What is a Manual J load calculation and does my custom home need one?
A Manual J is the ACCA-standard method for calculating how much heating and cooling a specific home requires based on its construction, orientation, glass area, insulation, climate data, and internal heat sources. Every custom home needs one — without it, HVAC equipment is guessed rather than engineered. An undersized system cannot maintain comfort on the hottest days, and an oversized system short-cycles, wastes energy, and provides poor humidity control. A Manual J for a custom home typically costs $500-$2,000 and takes 8-16 hours of engineering time.
Is VRF a good choice for a Las Vegas custom home?
VRF (Variable Refrigerant Flow) is an excellent choice for Las Vegas custom homes with multiple zones and varying loads. VRF systems provide precise zone-by-zone temperature control, can simultaneously heat and cool different areas (useful when a wine room needs cooling while bedrooms need heating on a winter night), and operate at high efficiency at part-load conditions. They cost 20-40% more than conventional split systems but offer superior comfort and lower operating costs. VRF is particularly well-suited for homes with 4+ zones and complex architectural layouts where duct routing is challenging.
When should the HVAC designer be brought into a custom home project?
The HVAC designer should be involved during schematic design — before floor plans are finalized and well before construction documents. This allows HVAC requirements to inform architectural decisions: mechanical room placement, duct chase locations, ceiling soffit depths, equipment pad locations, and electrical capacity planning. Bringing HVAC in after design development is complete forces compromises — exposed ductwork, insufficient mechanical space, inadequate chases — that either cost significantly more to resolve or result in permanent comfort deficiencies.
How do you cool a room with 20-foot ceilings in Las Vegas?
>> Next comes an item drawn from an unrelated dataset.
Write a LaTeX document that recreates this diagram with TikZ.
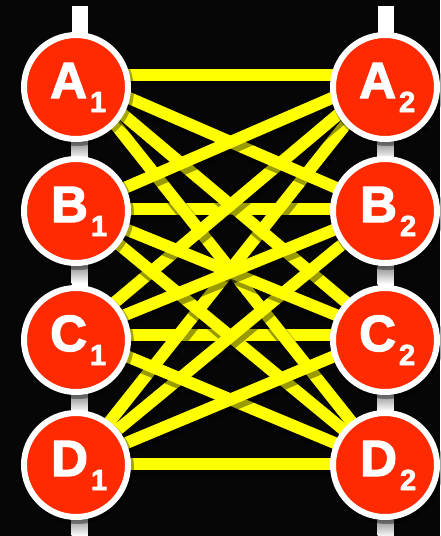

High-ceiling rooms require a multi-strategy approach: supply conditioned air at the occupied level (6-foot zone) rather than from the ceiling, install high return air grilles near the ceiling peak to remove trapped hot air, use destratification ceiling fans to mix the air volume and prevent thermal layering, and consider radiant barrier in the roof assembly to reduce solar heat gain. The Manual J calculation must account for the full volume of the space, not just the floor area. Variable-speed equipment is strongly recommended because the load in high-ceiling spaces varies dramatically between occupied and unoccupied periods.
What is the best outdoor cooling system for a Las Vegas patio?
High-pressure misting systems (1,000 PSI) are the most effective outdoor cooling for Las Vegas. The low humidity (5-15% RH for most of the year) allows micro-fine mist to evaporate completely before reaching occupants, reducing temperatures by 20-30°F under covered areas. Key requirements: stainless steel or brass nozzles (plastic degrades in UV), a water treatment system to prevent hard water from clogging nozzles (Las Vegas water is 300-400 PPM), and a properly sized pump. Plan water supply and electrical during construction rough-in to avoid surface-mounted lines on finished patio structures.